Solution 1:

This is actually an important and much used concept in the study of Markov chains. The number $\delta$ is meaningful because one assumes $\mu$ is a probability measure (and not only a measure). Then $\delta$ is used to evaluate the rate of the loss of memory of the initial state by the chain.

Solution 2:

Interpretation 1

If $A$ is small, then the chain probabilistically regenerates/forgets its past once it enters $A$.

If a transition kernel is of the form $$ p^{(1)}(x,B) = \nu(B) \quad{(*)} $$ for all $x$ and $B$, then the chain elements are independent. This is because the transition doesn't depend on where it's coming from: $x$.

With a small set, we're only looking at $x \in A$. If $A$ is $k=1$ small, then $p^{(1)}(x,\cdot) \ge \delta \nu(\cdot)$ for all $x \in A$, and we can write the transition kernel as follows: \begin{align*} p^{(1)}(x,\cdot) &= \delta \nu(\cdot) + p^{(1)}(x,\cdot) -\delta \nu(\cdot)\\ &= \delta \nu(\cdot) + (1-\delta) \frac{p^{(1)}(x,\cdot) -\delta \nu(\cdot)}{1-\delta} \\ &= \delta \nu(\cdot) + (1-\delta)K(x, \cdot). \end{align*}

This is a discrete mixture, so with probability $\delta$ you're transitioning with $\nu$ and forgetting the past, and with probability $1-\delta$, you're transitioning with something that takes into account where you're coming from and not forgetting the past. The smallness property gives us the nonnegativity of $K$. So you can think of it as just algebra.

As @Did mentions, "$\delta$ is used to evaluate the rate of the loss of memory of the initial state by the chain." You can see that if $\delta = 1$, then we get equation $(*)$. That's a maximum forgetting rate. It never even thinks about where it's coming from.

Other things: If $k > 1$, then it takes longer to forget, and if we’re talking about “petiteness” then it’s the same idea but with a random number of steps.

Interpretation 2

Smallness has nothing to do with the Lebesgue measure of the state space. There are many examples of chains where the entire state space is small.

However, the word "small" is still intuitive. Instead of using Lebesgue measure to describe the size of a set, you can use the chain's transition kernel.

Here's an example from Meyn and Tweedie's book on page 107. Suppose we're talking about a random walk model:

$$ \Phi_n = \Phi_{n-1} + W_n, $$ and try to visualize its transition densities $f(\Phi_n \mid \Phi_{n-1})$ for a few values of $\Phi_{n-1}$. For simplicity suppose $W_n$s are all iid standard normal. Here's a picture to help.

some transition densities

Notice that in the interval $-1 \le \Phi_{n-1} \le 1$, all of the transition densities that I plotted are bounded below by the horizontal line. That horizontal line is proportional to the uniform density on the interval $[-1,1]$. The interval $[-1,1]$ is "small" because if you spread it out even further, the lower bound would approach $0$, and you might not get the smallness condition.

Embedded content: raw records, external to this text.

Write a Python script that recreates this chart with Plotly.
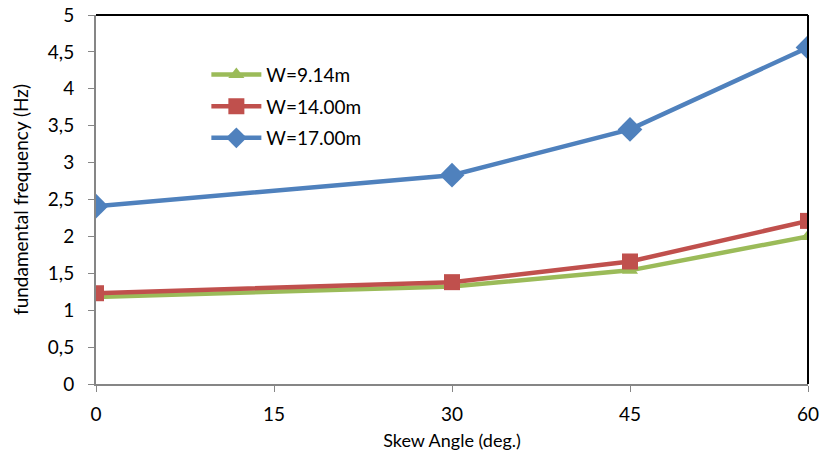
import plotly.graph_objects as go

skew = [0, 30, 45, 60]
w914 = [1.18, 1.32, 1.54, 2.00]
w1400 = [1.23, 1.38, 1.66, 2.21]
w1700 = [2.41, 2.83, 3.45, 4.56]
names = ["W=9.14m", "W=14.00m", "W=17.00m"]
colors = ["#9BBB59", "#C0504D", "#4F81BD"]
symbols = ["triangle-up", "square", "diamond"]
sizes = [14, 16, 19]
x_ticks = [0, 15, 30, 45, 60]
y_ticks = [0, 0.5, 1, 1.5, 2, 2.5, 3, 3.5, 4, 4.5, 5]

FONT = "Lato, Carlito, Calibri, sans-serif"
fig = go.Figure()
for i, (name, ys, c, s, sz) in enumerate(zip(names, [w914, w1400, w1700], colors, symbols, sizes)):
    fig.add_trace(go.Scatter(x=skew, y=ys, name=name, mode="lines+markers",
                             legendgroup=f"g{i}",
                             line=dict(color=c, width=4.5),
                             marker=dict(symbol=s, size=sz, color=c)))

fig.update_layout(
    width=822, height=452,
    margin=dict(l=96, r=14, t=15, b=68),
    plot_bgcolor="white", paper_bgcolor="white",
    separators=",.",
    font=dict(family=FONT, size=19, color="black"),
    showlegend=True,
    legend=dict(x=0.155, y=0.89, xanchor="left", yanchor="top",
                font=dict(family=FONT, size=19), bgcolor="rgba(0,0,0,0)",
                tracegroupgap=4, itemwidth=50),
    xaxis=dict(range=[0, 60], tickvals=x_ticks, showgrid=False, zeroline=False,
               automargin=False,
               showline=True, linecolor="#868686", linewidth=2,
               ticks="outside", ticklen=6, tickcolor="#868686",
               ticklabelstandoff=6,
               title=dict(text="Skew Angle (deg.)", font=dict(size=18), standoff=11)),
    yaxis=dict(range=[0, 5], tickvals=y_ticks, showgrid=False, zeroline=False,
               automargin=False,
               showline=True, linecolor="#868686", linewidth=2,
               ticks="outside", ticklen=6, tickcolor="#868686",
               ticklabelstandoff=10,
               title=dict(text="fundamental frequency (Hz)", font=dict(size=19), standoff=14)),
)
fig.add_shape(type="line", xref="paper", yref="paper", x0=0, x1=1, y0=1, y1=1,
              line=dict(color="black", width=2))
fig.add_shape(type="line", xref="paper", yref="paper", x0=1, x1=1, y0=0, y1=1,
              line=dict(color="black", width=2))
fig.write_html("out.html")
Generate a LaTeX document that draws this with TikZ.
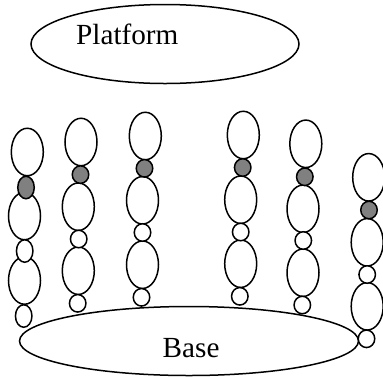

If you think of increasing the size of the small set as increasing the bounds away from zero, it can still remain small. The word "small" can be misleading in this sense. That's why I prefer to think of "small" as relative to something else. One small set can be "larger" than another small set, so compare the small set to its complement, in this case. For any fixed region, inside the boundary is small, and outside the boundary is large/vast.

Solution 3:

Yes you can find a lot related topic at Jeffery Rosenthal's paper, especially the "General State Markov chain and MCMC algorithm".

Another useful reference is Nummelin's paper called "MC for MCMC". This is more intuitively than Rosenthal and when I write paper about this topic this summer, I find it is really useful.